One of the most fascinating angles of the story is people living in 22nd century have dulled senses. Touch, sight, and smell have been diminished or withdrawn from society. We take for granted a normal human response of a sneeze or cough. Further, we touch and smell other humans. In this 22nd century society, people do not touch and thus there has been a rejection of normal human living.
Sex is virtual. Displays of affection between family members are not done. Life is sanitary, sterile, and gray. I can picture in my mind a society of people who do not smile. Because if the senses are gone, and there is no affection and no touching and no sex. People have become joyless mobile mannequins.
The next step in a society where people do not show love and affection, is a society where family members are unloving period. People are stiff, selfish, uncharitable; and a great loss has occurred-the qualities of being a human have been removed. This is cataclysmic. This also makes for a great story-line, because it makes the reader ponder "what if?"
The Last Relicuin is a strong study of people. And the dystopian element brings the reader to ask, "what if this really did happen?" I love thinking books. Books where there is a perplexing situation leading me to ask, "what would I do?"
The political angle of the story is not a far off kilter from our age. These are men and women who will do anything to keep their power and advance power. They want to be the god of their age.
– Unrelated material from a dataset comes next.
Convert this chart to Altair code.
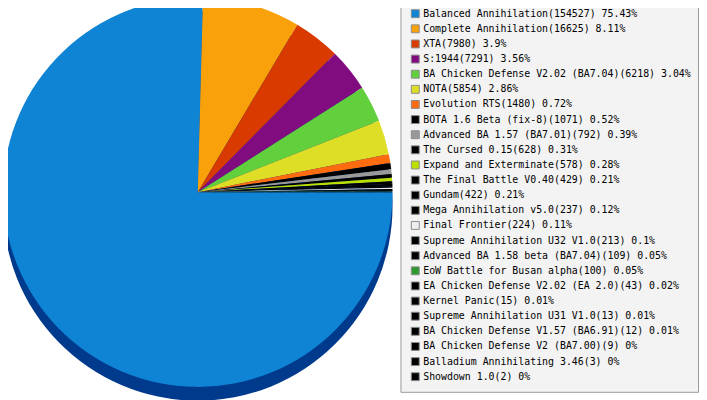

I've learned a dystopian story has twists and is not a happy end-all story. Yes, there were moments when I did not like how the story unfolded. Yes, there were moments when I did not like the diminish of characters. This does not take away from the quality of the story. It does give it an edge. It does stay true to the dystopian element.
I loved reading The Last Relicuin. I became heavily involved from the first page!
I have always loved visiting living history museums and may have wanted to live there from time to time, so I absolutely could not resist a book that took place within them. However, this book is a whole lot more. There is a struggle as past and future collide, political espionage, family conflict, secrets and mystery and suspense. I was taken in by Alex’s character and his fascination with people who lived outside the glass. Alex struggled with being different, especially under his father’s watchful gaze. When he finally entered the museum school, everything clicked for him. This reminded me of people telling me that I seem better suited for a different time. I loved the authenticity of each of the time periods that were showcased. Alex’s chosen period, with his wife Kat and son Tom was perfect. I could imagine the long, winding driveway, the wooden farmhouse with the barking dogs and the fruit orchard perfectly. Even the speech patterns were on. As the characters travelled to museums in 12th century France and the 17th century Pacific island, I became immersed in each period with them. Overall, The Last Relicuin provided a whole lot more than I could ever ask for. It is wholly unique, not fitting neatly into any genre, fast paced and with wonderfully built worlds and characters. Masterful writing combined with a wholly unique plot has easily made The Last Relicuin one of my favorite books of the year.
This book was provided for free in return for an honest review.